++++ Extracted records ++++

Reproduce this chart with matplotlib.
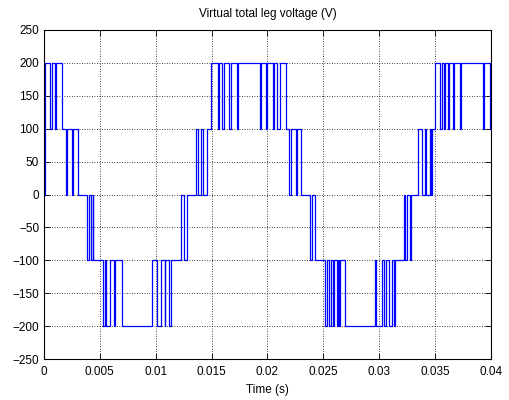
import matplotlib
matplotlib.use("Agg")
import matplotlib.pyplot as plt
from matplotlib.ticker import FuncFormatter, MultipleLocator

# switching instants (s) and the leg voltage level (V) held after each one
switch_t = [
    0.0, 0.00005, 0.00050, 0.00074, 0.00098, 0.00110, 0.00164, 0.00193, 0.00202,
    0.00247, 0.00259, 0.00301, 0.00381, 0.00405, 0.00417, 0.00437, 0.00439,
    0.00524, 0.00544, 0.00553, 0.00587, 0.00626, 0.00640, 0.00696, 0.00966,
    0.01007, 0.01043, 0.01079, 0.01082, 0.01118, 0.01139, 0.01222, 0.01251,
    0.01277, 0.01360, 0.01374, 0.01407, 0.01419, 0.01458, 0.01497, 0.01556,
    0.01568, 0.01592, 0.01607, 0.01660, 0.01673, 0.01726, 0.01738, 0.01929,
    0.01941, 0.01988, 0.02000, 0.02047, 0.02060, 0.02087, 0.02109, 0.02165,
    0.02192, 0.02206, 0.02251, 0.02260, 0.02302, 0.02382, 0.02395, 0.02429,
    0.02519, 0.02532, 0.02548, 0.02565, 0.02585, 0.02597, 0.02619, 0.02628,
    0.02637, 0.02646, 0.02695, 0.02959, 0.02972, 0.03021, 0.03039, 0.03062,
    0.03084, 0.03116, 0.03129, 0.03140, 0.03220, 0.03232, 0.03245, 0.03277,
    0.03286, 0.03351, 0.03379, 0.03406, 0.03417, 0.03458, 0.03464, 0.03471,
    0.03496, 0.03548, 0.03560, 0.03576, 0.03590, 0.03614, 0.03625, 0.03657,
    0.03667, 0.03726, 0.03735, 0.03930, 0.03940, 0.03988, 0.03997, 0.04,
]
levels = [
    0, 200, 100, 200, 100, 200, 100, 0, 100,
    0, 100, 0, -100, 0, -100, 0, -100,
    -200, -100, -200, -100, -200, -100, -200, -100,
    -200, -100, -200, -100, -200, -100, 0, -100,
    0, 100, 0, 100, 0, 100, 200, 100,
    200, 100, 200, 100, 200, 100, 200, 100,
    200, 100, 200, 100, 200, 100, 200, 100,
    0, 100, 0, 100, 0, -100, 0, -100,
    -200, -100, -200, -100, -200, -100, -200, -100,
    -200, -100, -200, -100, -200, -100, -200, -100,
    -200, -100, -200, -100, 0, -100, 0, -100,
    0, 100, 0, 100, 0, 100, 0, 100,
    200, 100, 200, 100, 200, 100, 200, 100,
    200, 100, 200, 100, 200, 100, 200, 200,
]

x_ticks = [0, 0.005, 0.01, 0.015, 0.02, 0.025, 0.03, 0.035, 0.04]

plt.rcParams["font.family"] = ["Liberation Sans", "DejaVu Sans"]
plt.rcParams["font.size"] = 8

fig = plt.figure(figsize=(5.09, 4.0), dpi=100)
ax = fig.add_axes([0.0864, 0.1025, 0.8782, 0.8225])

ax.step(switch_t, levels, where="post", color="#0000ff", lw=0.9)

ax.set_xlim(0, 0.04)
ax.set_ylim(-250, 250)
ax.set_xticks(x_ticks)
ax.xaxis.set_major_formatter(FuncFormatter(lambda v, _: f"{v:g}"))
ax.yaxis.set_major_locator(MultipleLocator(50))

ax.grid(True, color="k", linestyle=(0, (1, 2)), lw=0.6)
ax.tick_params(direction="in", top=True, right=True, length=4, width=0.6,
               labelsize=8.5)
ax.tick_params(axis="x", pad=5)
for s in ax.spines.values():
    s.set_linewidth(0.8)

ax.set_title("Virtual total leg voltage (V)", fontsize=8.5, pad=9)
ax.set_xlabel("Time (s)", fontsize=8.5, labelpad=4)

fig.savefig("out.png", dpi=100)
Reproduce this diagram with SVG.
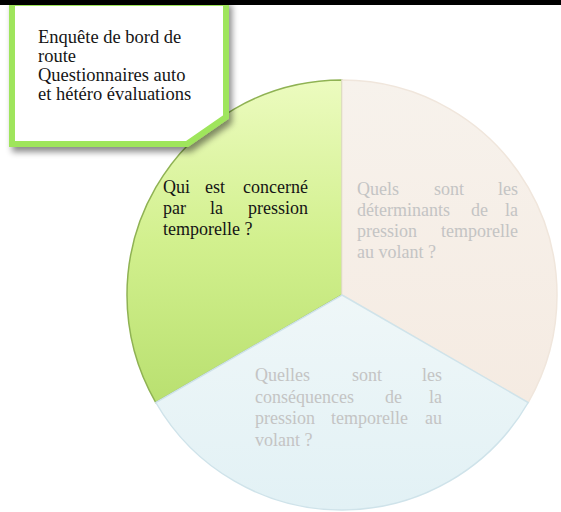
<svg xmlns="http://www.w3.org/2000/svg" width="561" height="512" viewBox="0 0 561 512">
<defs>
<linearGradient id="gGreen" x1="0" y1="0" x2="0" y2="1">
<stop offset="0" stop-color="#ecfbbf"/>
<stop offset="0.5" stop-color="#d2f08e"/>
<stop offset="1" stop-color="#b9e070"/>
</linearGradient>
<linearGradient id="gPeach" x1="0" y1="0" x2="0" y2="1">
<stop offset="0" stop-color="#f7f2ec"/>
<stop offset="1" stop-color="#f5ebe2"/>
</linearGradient>
<linearGradient id="gBlue" x1="0" y1="0" x2="0" y2="1">
<stop offset="0" stop-color="#eff7f8"/>
<stop offset="1" stop-color="#e2f1f5"/>
</linearGradient>
<filter id="shadow" x="-10%" y="-10%" width="130%" height="130%">
<feGaussianBlur in="SourceAlpha" stdDeviation="3"/>
<feOffset dx="3" dy="5" result="b"/>
<feFlood flood-color="#000" flood-opacity="0.45"/>
<feComposite in2="b" operator="in"/>
<feMerge><feMergeNode/><feMergeNode in="SourceGraphic"/></feMerge>
</filter>
</defs>
<style>
.dark{fill:#151515}
.light{fill:#c4c4c4}
</style>
<rect x="0" y="0" width="561" height="512" fill="#fff"/>
<g id="pie">
<g id="slice-green">
<path d="M342,295 L342,80 A215,215 0 0 0 155.8,402.5 Z" fill="url(#gGreen)" stroke="#8fb253" stroke-width="1.5"/>
</g>
<g id="slice-peach">
<path d="M342,295 L342,80 A215,215 0 0 1 528.2,402.5 Z" fill="url(#gPeach)" stroke="#f0e6dc" stroke-width="1.5"/>
</g>
<g id="slice-blue">
<path d="M342,295 L528.2,402.5 A215,215 0 0 1 155.8,402.5 Z" fill="url(#gBlue)" stroke="#cfe3ea" stroke-width="1.5"/>
</g>
<g font-family="Liberation Serif" font-size="18">
<text class="dark"><tspan x="163" y="193">Qui</tspan><tspan x="205" y="193">est</tspan><tspan x="308" y="193" text-anchor="end">concerné</tspan></text>
<text class="dark"><tspan x="163" y="214">par</tspan><tspan x="210" y="214">la</tspan><tspan x="308" y="214" text-anchor="end">pression</tspan></text>
<text class="dark" x="163" y="235">temporelle ?</text>
<text class="light"><tspan x="357" y="195">Quels</tspan><tspan x="434" y="195">sont</tspan><tspan x="518" y="195" text-anchor="end">les</tspan></text>
<text class="light"><tspan x="357" y="216">déterminants</tspan><tspan x="471" y="216">de</tspan><tspan x="518" y="216" text-anchor="end">la</tspan></text>
<text class="light"><tspan x="357" y="237">pression</tspan><tspan x="518" y="237" text-anchor="end">temporelle</tspan></text>
<text class="light" x="357" y="258">au volant ?</text>
<text class="light"><tspan x="255" y="381">Quelles</tspan><tspan x="352" y="381">sont</tspan><tspan x="442" y="381" text-anchor="end">les</tspan></text>
<text class="light"><tspan x="255" y="403">conséquences</tspan><tspan x="385" y="403">de</tspan><tspan x="442" y="403" text-anchor="end">la</tspan></text>
<text class="light"><tspan x="255" y="424">pression</tspan><tspan x="331" y="424">temporelle</tspan><tspan x="442" y="424" text-anchor="end">au</tspan></text>
<text class="light" x="255" y="446">volant ?</text>
</g>
</g>
<g id="callout">
<polygon points="12,3 226,3 226,117 187,144 12,144" fill="#fff" stroke="#9fe55c" stroke-width="6" stroke-linejoin="miter" filter="url(#shadow)"/>
<text class="dark" font-family="Liberation Serif" font-size="18.5"><tspan x="38" y="43">Enquête de bord de</tspan><tspan x="38" y="62">route</tspan><tspan x="38" y="81">Questionnaires auto</tspan><tspan x="38" y="100">et hétéro évaluations</tspan></text>
</g>
<rect x="0" y="0" width="561" height="5" fill="#000"/>
</svg>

++++

→ What is needed
Every record is to be reproduced exactly, with no pictures included.

→ Response to the exercise
Reproduce this chart with matplotlib.
import matplotlib
matplotlib.use("Agg")
import matplotlib.pyplot as plt
from matplotlib.ticker import FuncFormatter, MultipleLocator

# switching instants (s) and the leg voltage level (V) held after each one
switch_t = [
    0.0, 0.00005, 0.00050, 0.00074, 0.00098, 0.00110, 0.00164, 0.00193, 0.00202,
    0.00247, 0.00259, 0.00301, 0.00381, 0.00405, 0.00417, 0.00437, 0.00439,
    0.00524, 0.00544, 0.00553, 0.00587, 0.00626, 0.00640, 0.00696, 0.00966,
    0.01007, 0.01043, 0.01079, 0.01082, 0.01118, 0.01139, 0.01222, 0.01251,
    0.01277, 0.01360, 0.01374, 0.01407, 0.01419, 0.01458, 0.01497, 0.01556,
    0.01568, 0.01592, 0.01607, 0.01660, 0.01673, 0.01726, 0.01738, 0.01929,
    0.01941, 0.01988, 0.02000, 0.02047, 0.02060, 0.02087, 0.02109, 0.02165,
    0.02192, 0.02206, 0.02251, 0.02260, 0.02302, 0.02382, 0.02395, 0.02429,
    0.02519, 0.02532, 0.02548, 0.02565, 0.02585, 0.02597, 0.02619, 0.02628,
    0.02637, 0.02646, 0.02695, 0.02959, 0.02972, 0.03021, 0.03039, 0.03062,
    0.03084, 0.03116, 0.03129, 0.03140, 0.03220, 0.03232, 0.03245, 0.03277,
    0.03286, 0.03351, 0.03379, 0.03406, 0.03417, 0.03458, 0.03464, 0.03471,
    0.03496, 0.03548, 0.03560, 0.03576, 0.03590, 0.03614, 0.03625, 0.03657,
    0.03667, 0.03726, 0.03735, 0.03930, 0.03940, 0.03988, 0.03997, 0.04,
]
levels = [
    0, 200, 100, 200, 100, 200, 100, 0, 100,
    0, 100, 0, -100, 0, -100, 0, -100,
    -200, -100, -200, -100, -200, -100, -200, -100,
    -200, -100, -200, -100, -200, -100, 0, -100,
    0, 100, 0, 100, 0, 100, 200, 100,
    200, 100, 200, 100, 200, 100, 200, 100,
    200, 100, 200, 100, 200, 100, 200, 100,
    0, 100, 0, 100, 0, -100, 0, -100,
    -200, -100, -200, -100, -200, -100, -200, -100,
    -200, -100, -200, -100, -200, -100, -200, -100,
    -200, -100, -200, -100, 0, -100, 0, -100,
    0, 100, 0, 100, 0, 100, 0, 100,
    200, 100, 200, 100, 200, 100, 200, 100,
    200, 100, 200, 100, 200, 100, 200, 200,
]

x_ticks = [0, 0.005, 0.01, 0.015, 0.02, 0.025, 0.03, 0.035, 0.04]

plt.rcParams["font.family"] = ["Liberation Sans", "DejaVu Sans"]
plt.rcParams["font.size"] = 8

fig = plt.figure(figsize=(5.09, 4.0), dpi=100)
ax = fig.add_axes([0.0864, 0.1025, 0.8782, 0.8225])

ax.step(switch_t, levels, where="post", color="#0000ff", lw=0.9)

ax.set_xlim(0, 0.04)
ax.set_ylim(-250, 250)
ax.set_xticks(x_ticks)
ax.xaxis.set_major_formatter(FuncFormatter(lambda v, _: f"{v:g}"))
ax.yaxis.set_major_locator(MultipleLocator(50))

ax.grid(True, color="k", linestyle=(0, (1, 2)), lw=0.6)
ax.tick_params(direction="in", top=True, right=True, length=4, width=0.6,
               labelsize=8.5)
ax.tick_params(axis="x", pad=5)
for s in ax.spines.values():
    s.set_linewidth(0.8)

ax.set_title("Virtual total leg voltage (V)", fontsize=8.5, pad=9)
ax.set_xlabel("Time (s)", fontsize=8.5, labelpad=4)

fig.savefig("out.png", dpi=100)
Reproduce this diagram with SVG.
<svg xmlns="http://www.w3.org/2000/svg" width="561" height="512" viewBox="0 0 561 512">
<defs>
<linearGradient id="gGreen" x1="0" y1="0" x2="0" y2="1">
<stop offset="0" stop-color="#ecfbbf"/>
<stop offset="0.5" stop-color="#d2f08e"/>
<stop offset="1" stop-color="#b9e070"/>
</linearGradient>
<linearGradient id="gPeach" x1="0" y1="0" x2="0" y2="1">
<stop offset="0" stop-color="#f7f2ec"/>
<stop offset="1" stop-color="#f5ebe2"/>
</linearGradient>
<linearGradient id="gBlue" x1="0" y1="0" x2="0" y2="1">
<stop offset="0" stop-color="#eff7f8"/>
<stop offset="1" stop-color="#e2f1f5"/>
</linearGradient>
<filter id="shadow" x="-10%" y="-10%" width="130%" height="130%">
<feGaussianBlur in="SourceAlpha" stdDeviation="3"/>
<feOffset dx="3" dy="5" result="b"/>
<feFlood flood-color="#000" flood-opacity="0.45"/>
<feComposite in2="b" operator="in"/>
<feMerge><feMergeNode/><feMergeNode in="SourceGraphic"/></feMerge>
</filter>
</defs>
<style>
.dark{fill:#151515}
.light{fill:#c4c4c4}
</style>
<rect x="0" y="0" width="561" height="512" fill="#fff"/>
<g id="pie">
<g id="slice-green">
<path d="M342,295 L342,80 A215,215 0 0 0 155.8,402.5 Z" fill="url(#gGreen)" stroke="#8fb253" stroke-width="1.5"/>
</g>
<g id="slice-peach">
<path d="M342,295 L342,80 A215,215 0 0 1 528.2,402.5 Z" fill="url(#gPeach)" stroke="#f0e6dc" stroke-width="1.5"/>
</g>
<g id="slice-blue">
<path d="M342,295 L528.2,402.5 A215,215 0 0 1 155.8,402.5 Z" fill="url(#gBlue)" stroke="#cfe3ea" stroke-width="1.5"/>
</g>
<g font-family="Liberation Serif" font-size="18">
<text class="dark"><tspan x="163" y="193">Qui</tspan><tspan x="205" y="193">est</tspan><tspan x="308" y="193" text-anchor="end">concerné</tspan></text>
<text class="dark"><tspan x="163" y="214">par</tspan><tspan x="210" y="214">la</tspan><tspan x="308" y="214" text-anchor="end">pression</tspan></text>
<text class="dark" x="163" y="235">temporelle ?</text>
<text class="light"><tspan x="357" y="195">Quels</tspan><tspan x="434" y="195">sont</tspan><tspan x="518" y="195" text-anchor="end">les</tspan></text>
<text class="light"><tspan x="357" y="216">déterminants</tspan><tspan x="471" y="216">de</tspan><tspan x="518" y="216" text-anchor="end">la</tspan></text>
<text class="light"><tspan x="357" y="237">pression</tspan><tspan x="518" y="237" text-anchor="end">temporelle</tspan></text>
<text class="light" x="357" y="258">au volant ?</text>
<text class="light"><tspan x="255" y="381">Quelles</tspan><tspan x="352" y="381">sont</tspan><tspan x="442" y="381" text-anchor="end">les</tspan></text>
<text class="light"><tspan x="255" y="403">conséquences</tspan><tspan x="385" y="403">de</tspan><tspan x="442" y="403" text-anchor="end">la</tspan></text>
<text class="light"><tspan x="255" y="424">pression</tspan><tspan x="331" y="424">temporelle</tspan><tspan x="442" y="424" text-anchor="end">au</tspan></text>
<text class="light" x="255" y="446">volant ?</text>
</g>
</g>
<g id="callout">
<polygon points="12,3 226,3 226,117 187,144 12,144" fill="#fff" stroke="#9fe55c" stroke-width="6" stroke-linejoin="miter" filter="url(#shadow)"/>
<text class="dark" font-family="Liberation Serif" font-size="18.5"><tspan x="38" y="43">Enquête de bord de</tspan><tspan x="38" y="62">route</tspan><tspan x="38" y="81">Questionnaires auto</tspan><tspan x="38" y="100">et hétéro évaluations</tspan></text>
</g>
<rect x="0" y="0" width="561" height="5" fill="#000"/>
</svg>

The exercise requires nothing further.